Doves Land At The Bank Of Canada?

From Bloomberg:

Canada's government bonds rose and the Canadian dollar fell from a 13-year high after the Bank of Canada lifted the overnight rate by a quarter-percentage point to 3.25 percent and said inflation is slowing.

Yields on Canada's benchmark two-year government bond dropped from the two and a half-year high reached yesterday as traders trimmed bets on rate increases.

That, I think, makes them the first major central bank to officially un-sound the inflation alarm.  From the Bank's official statement, via Reuters:

Total CPI inflation, at 2.6 per cent in October, has come down more quickly than expected, primarily reflecting a rapid decline in gasoline prices.

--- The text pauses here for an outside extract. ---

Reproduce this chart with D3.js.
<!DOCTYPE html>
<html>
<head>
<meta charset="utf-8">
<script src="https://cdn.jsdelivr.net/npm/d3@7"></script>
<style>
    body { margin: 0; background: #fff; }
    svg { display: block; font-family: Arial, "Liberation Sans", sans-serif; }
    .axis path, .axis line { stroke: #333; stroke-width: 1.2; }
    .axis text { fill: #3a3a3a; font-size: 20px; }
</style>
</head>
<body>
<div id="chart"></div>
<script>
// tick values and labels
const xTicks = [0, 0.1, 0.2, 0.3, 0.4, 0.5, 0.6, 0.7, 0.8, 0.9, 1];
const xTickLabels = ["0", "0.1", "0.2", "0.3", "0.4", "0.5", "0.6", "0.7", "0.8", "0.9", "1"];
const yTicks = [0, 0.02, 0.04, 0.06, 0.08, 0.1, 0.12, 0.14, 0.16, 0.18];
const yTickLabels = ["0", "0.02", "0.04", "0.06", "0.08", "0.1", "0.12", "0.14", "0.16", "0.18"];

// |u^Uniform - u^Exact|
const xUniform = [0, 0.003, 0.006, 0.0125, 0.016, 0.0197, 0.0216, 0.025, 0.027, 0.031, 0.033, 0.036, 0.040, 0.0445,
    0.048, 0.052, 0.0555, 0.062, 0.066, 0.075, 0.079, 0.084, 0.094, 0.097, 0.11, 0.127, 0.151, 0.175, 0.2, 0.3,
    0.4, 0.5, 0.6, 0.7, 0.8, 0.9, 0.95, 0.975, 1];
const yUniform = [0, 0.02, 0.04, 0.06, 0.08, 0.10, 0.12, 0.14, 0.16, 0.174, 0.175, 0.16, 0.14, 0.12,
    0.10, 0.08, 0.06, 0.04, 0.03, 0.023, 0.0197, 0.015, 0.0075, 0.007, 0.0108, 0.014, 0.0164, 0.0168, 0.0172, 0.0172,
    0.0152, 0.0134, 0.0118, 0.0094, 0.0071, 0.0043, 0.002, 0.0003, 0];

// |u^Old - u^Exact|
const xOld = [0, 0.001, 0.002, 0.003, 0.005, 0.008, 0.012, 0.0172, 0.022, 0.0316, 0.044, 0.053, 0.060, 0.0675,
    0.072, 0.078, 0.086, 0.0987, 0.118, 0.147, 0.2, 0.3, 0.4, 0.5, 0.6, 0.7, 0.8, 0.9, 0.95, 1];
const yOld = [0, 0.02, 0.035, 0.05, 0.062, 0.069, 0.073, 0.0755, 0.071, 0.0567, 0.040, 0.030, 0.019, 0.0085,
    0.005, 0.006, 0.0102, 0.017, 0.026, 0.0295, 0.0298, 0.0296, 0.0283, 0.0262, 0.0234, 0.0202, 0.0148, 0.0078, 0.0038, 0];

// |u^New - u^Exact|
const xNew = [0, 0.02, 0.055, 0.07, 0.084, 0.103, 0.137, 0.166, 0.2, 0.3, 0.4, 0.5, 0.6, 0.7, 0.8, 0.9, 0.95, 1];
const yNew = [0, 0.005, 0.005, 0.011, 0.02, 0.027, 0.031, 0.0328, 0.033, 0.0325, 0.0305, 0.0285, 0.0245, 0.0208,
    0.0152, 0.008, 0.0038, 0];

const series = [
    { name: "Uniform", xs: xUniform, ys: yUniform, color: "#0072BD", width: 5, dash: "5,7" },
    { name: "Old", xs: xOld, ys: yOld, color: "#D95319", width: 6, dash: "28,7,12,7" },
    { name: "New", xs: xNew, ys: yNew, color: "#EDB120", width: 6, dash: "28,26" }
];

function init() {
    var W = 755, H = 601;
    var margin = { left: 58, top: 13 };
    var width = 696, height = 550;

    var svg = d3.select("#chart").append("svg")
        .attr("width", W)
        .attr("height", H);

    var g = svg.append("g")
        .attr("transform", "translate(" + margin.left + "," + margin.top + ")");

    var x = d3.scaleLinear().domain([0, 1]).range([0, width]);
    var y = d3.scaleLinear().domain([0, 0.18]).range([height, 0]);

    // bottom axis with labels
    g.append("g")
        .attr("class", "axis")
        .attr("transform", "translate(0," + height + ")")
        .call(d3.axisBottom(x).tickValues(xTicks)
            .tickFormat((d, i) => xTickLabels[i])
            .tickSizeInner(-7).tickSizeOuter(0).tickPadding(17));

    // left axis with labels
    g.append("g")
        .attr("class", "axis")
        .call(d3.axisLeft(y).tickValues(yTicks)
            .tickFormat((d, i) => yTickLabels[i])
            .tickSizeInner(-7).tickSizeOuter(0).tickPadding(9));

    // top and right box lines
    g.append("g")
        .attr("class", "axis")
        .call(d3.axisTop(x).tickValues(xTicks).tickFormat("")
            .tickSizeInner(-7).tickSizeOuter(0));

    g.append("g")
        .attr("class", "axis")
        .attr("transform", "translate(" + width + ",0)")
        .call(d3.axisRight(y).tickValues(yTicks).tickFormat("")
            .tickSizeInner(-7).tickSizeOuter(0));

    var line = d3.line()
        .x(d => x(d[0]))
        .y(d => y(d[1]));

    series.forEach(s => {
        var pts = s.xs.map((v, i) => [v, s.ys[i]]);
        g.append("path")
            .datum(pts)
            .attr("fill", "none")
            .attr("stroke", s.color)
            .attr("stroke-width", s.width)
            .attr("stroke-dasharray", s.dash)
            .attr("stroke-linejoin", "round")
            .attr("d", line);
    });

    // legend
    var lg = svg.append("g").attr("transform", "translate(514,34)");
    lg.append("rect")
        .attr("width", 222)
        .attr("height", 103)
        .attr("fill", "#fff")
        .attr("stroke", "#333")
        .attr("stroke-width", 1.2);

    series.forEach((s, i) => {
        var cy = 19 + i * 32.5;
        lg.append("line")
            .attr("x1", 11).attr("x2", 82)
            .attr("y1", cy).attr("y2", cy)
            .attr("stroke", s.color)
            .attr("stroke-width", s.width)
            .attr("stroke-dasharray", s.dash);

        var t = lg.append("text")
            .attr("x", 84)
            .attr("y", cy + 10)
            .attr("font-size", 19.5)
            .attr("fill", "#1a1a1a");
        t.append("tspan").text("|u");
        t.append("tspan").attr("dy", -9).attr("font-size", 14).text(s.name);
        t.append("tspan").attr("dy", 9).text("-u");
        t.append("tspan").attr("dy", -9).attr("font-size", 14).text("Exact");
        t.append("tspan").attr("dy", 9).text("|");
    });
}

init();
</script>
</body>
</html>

Core inflation, at 1.7 per cent in October, is in line with the Bank's projection.

Not everyone, however, is convinced that this means a reversal of the basic program.  From the National Post:

While all thoughts of a possible 50-basis-point hike from the Bank of Canada may have been banished, [Craig Wright, chief economist at Royal Bank of Canada] does think the bank may have to raise rates over a longer time period than expected. "When the Fed started their tightening cycle, people were looking at 4.0% or 4.25%; now that we're there, people say there is more to come," Mr. Wright said.